>> Begin INFORMATION SUPPLIED

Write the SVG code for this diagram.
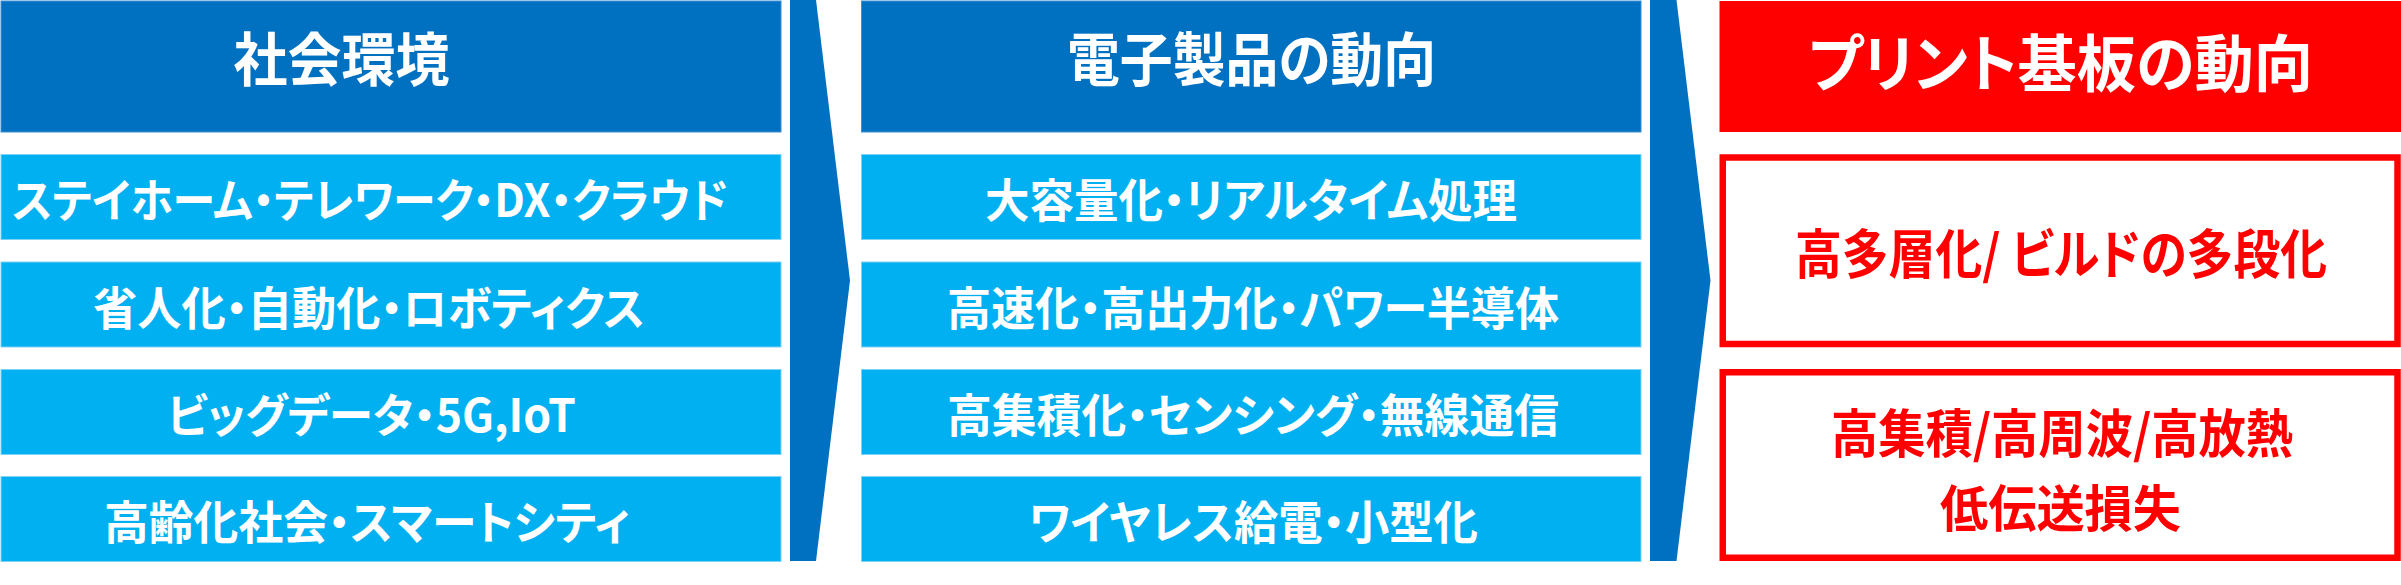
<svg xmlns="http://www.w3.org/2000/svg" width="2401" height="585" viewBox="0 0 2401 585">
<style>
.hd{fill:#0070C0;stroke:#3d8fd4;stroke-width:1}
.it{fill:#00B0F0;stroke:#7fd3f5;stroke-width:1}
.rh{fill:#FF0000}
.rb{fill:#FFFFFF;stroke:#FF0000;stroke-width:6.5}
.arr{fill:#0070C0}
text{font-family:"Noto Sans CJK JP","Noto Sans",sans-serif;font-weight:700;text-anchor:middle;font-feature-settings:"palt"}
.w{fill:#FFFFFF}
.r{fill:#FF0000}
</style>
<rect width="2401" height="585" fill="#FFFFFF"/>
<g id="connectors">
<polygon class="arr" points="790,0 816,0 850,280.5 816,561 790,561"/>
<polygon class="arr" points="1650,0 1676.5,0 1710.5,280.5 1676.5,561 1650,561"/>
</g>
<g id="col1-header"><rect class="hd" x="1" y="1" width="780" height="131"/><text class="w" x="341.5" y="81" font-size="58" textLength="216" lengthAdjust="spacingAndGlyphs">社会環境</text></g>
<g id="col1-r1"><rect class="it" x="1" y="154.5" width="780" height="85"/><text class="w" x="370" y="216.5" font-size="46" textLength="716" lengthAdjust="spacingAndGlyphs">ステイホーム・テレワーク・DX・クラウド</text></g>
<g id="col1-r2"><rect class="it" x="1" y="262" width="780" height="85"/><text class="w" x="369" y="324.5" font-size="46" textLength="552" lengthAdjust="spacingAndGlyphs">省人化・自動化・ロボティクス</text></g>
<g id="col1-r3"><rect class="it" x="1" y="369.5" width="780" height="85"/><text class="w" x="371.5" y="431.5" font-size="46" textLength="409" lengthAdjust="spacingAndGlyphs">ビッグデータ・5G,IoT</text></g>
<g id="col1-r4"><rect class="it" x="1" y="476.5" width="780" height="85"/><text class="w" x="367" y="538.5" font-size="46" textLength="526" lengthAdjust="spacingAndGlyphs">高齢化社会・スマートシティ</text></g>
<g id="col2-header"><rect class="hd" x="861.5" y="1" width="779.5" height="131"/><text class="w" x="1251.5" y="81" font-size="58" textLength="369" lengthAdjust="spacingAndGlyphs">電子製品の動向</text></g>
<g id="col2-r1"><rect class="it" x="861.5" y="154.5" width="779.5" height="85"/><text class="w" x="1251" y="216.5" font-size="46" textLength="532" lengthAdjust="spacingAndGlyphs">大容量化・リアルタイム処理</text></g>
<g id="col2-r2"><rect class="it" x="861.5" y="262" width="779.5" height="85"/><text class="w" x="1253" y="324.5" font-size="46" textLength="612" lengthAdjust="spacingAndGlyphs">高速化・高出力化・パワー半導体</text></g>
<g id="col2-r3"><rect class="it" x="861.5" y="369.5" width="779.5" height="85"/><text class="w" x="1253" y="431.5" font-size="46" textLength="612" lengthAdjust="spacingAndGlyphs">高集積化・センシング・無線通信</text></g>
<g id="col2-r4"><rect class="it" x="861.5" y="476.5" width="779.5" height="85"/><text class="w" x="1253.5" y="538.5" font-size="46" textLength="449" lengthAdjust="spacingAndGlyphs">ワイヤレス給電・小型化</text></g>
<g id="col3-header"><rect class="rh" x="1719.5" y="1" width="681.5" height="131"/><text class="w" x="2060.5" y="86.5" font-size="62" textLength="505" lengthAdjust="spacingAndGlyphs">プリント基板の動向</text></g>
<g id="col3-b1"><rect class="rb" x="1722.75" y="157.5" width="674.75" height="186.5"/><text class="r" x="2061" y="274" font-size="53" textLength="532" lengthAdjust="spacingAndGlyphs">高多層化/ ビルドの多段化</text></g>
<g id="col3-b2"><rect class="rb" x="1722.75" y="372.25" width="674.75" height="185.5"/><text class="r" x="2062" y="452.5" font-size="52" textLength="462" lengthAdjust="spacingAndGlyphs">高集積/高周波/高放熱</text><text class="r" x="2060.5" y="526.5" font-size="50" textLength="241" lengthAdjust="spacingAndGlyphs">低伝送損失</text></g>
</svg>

>> End INFORMATION SUPPLIED

§ OBJECTIVE: Reproduce each line word for word and drop the pictures.

§ COMPLETED TASK:
Write the SVG code for this diagram.
<svg xmlns="http://www.w3.org/2000/svg" width="2401" height="585" viewBox="0 0 2401 585">
<style>
.hd{fill:#0070C0;stroke:#3d8fd4;stroke-width:1}
.it{fill:#00B0F0;stroke:#7fd3f5;stroke-width:1}
.rh{fill:#FF0000}
.rb{fill:#FFFFFF;stroke:#FF0000;stroke-width:6.5}
.arr{fill:#0070C0}
text{font-family:"Noto Sans CJK JP","Noto Sans",sans-serif;font-weight:700;text-anchor:middle;font-feature-settings:"palt"}
.w{fill:#FFFFFF}
.r{fill:#FF0000}
</style>
<rect width="2401" height="585" fill="#FFFFFF"/>
<g id="connectors">
<polygon class="arr" points="790,0 816,0 850,280.5 816,561 790,561"/>
<polygon class="arr" points="1650,0 1676.5,0 1710.5,280.5 1676.5,561 1650,561"/>
</g>
<g id="col1-header"><rect class="hd" x="1" y="1" width="780" height="131"/><text class="w" x="341.5" y="81" font-size="58" textLength="216" lengthAdjust="spacingAndGlyphs">社会環境</text></g>
<g id="col1-r1"><rect class="it" x="1" y="154.5" width="780" height="85"/><text class="w" x="370" y="216.5" font-size="46" textLength="716" lengthAdjust="spacingAndGlyphs">ステイホーム・テレワーク・DX・クラウド</text></g>
<g id="col1-r2"><rect class="it" x="1" y="262" width="780" height="85"/><text class="w" x="369" y="324.5" font-size="46" textLength="552" lengthAdjust="spacingAndGlyphs">省人化・自動化・ロボティクス</text></g>
<g id="col1-r3"><rect class="it" x="1" y="369.5" width="780" height="85"/><text class="w" x="371.5" y="431.5" font-size="46" textLength="409" lengthAdjust="spacingAndGlyphs">ビッグデータ・5G,IoT</text></g>
<g id="col1-r4"><rect class="it" x="1" y="476.5" width="780" height="85"/><text class="w" x="367" y="538.5" font-size="46" textLength="526" lengthAdjust="spacingAndGlyphs">高齢化社会・スマートシティ</text></g>
<g id="col2-header"><rect class="hd" x="861.5" y="1" width="779.5" height="131"/><text class="w" x="1251.5" y="81" font-size="58" textLength="369" lengthAdjust="spacingAndGlyphs">電子製品の動向</text></g>
<g id="col2-r1"><rect class="it" x="861.5" y="154.5" width="779.5" height="85"/><text class="w" x="1251" y="216.5" font-size="46" textLength="532" lengthAdjust="spacingAndGlyphs">大容量化・リアルタイム処理</text></g>
<g id="col2-r2"><rect class="it" x="861.5" y="262" width="779.5" height="85"/><text class="w" x="1253" y="324.5" font-size="46" textLength="612" lengthAdjust="spacingAndGlyphs">高速化・高出力化・パワー半導体</text></g>
<g id="col2-r3"><rect class="it" x="861.5" y="369.5" width="779.5" height="85"/><text class="w" x="1253" y="431.5" font-size="46" textLength="612" lengthAdjust="spacingAndGlyphs">高集積化・センシング・無線通信</text></g>
<g id="col2-r4"><rect class="it" x="861.5" y="476.5" width="779.5" height="85"/><text class="w" x="1253.5" y="538.5" font-size="46" textLength="449" lengthAdjust="spacingAndGlyphs">ワイヤレス給電・小型化</text></g>
<g id="col3-header"><rect class="rh" x="1719.5" y="1" width="681.5" height="131"/><text class="w" x="2060.5" y="86.5" font-size="62" textLength="505" lengthAdjust="spacingAndGlyphs">プリント基板の動向</text></g>
<g id="col3-b1"><rect class="rb" x="1722.75" y="157.5" width="674.75" height="186.5"/><text class="r" x="2061" y="274" font-size="53" textLength="532" lengthAdjust="spacingAndGlyphs">高多層化/ ビルドの多段化</text></g>
<g id="col3-b2"><rect class="rb" x="1722.75" y="372.25" width="674.75" height="185.5"/><text class="r" x="2062" y="452.5" font-size="52" textLength="462" lengthAdjust="spacingAndGlyphs">高集積/高周波/高放熱</text><text class="r" x="2060.5" y="526.5" font-size="50" textLength="241" lengthAdjust="spacingAndGlyphs">低伝送損失</text></g>
</svg>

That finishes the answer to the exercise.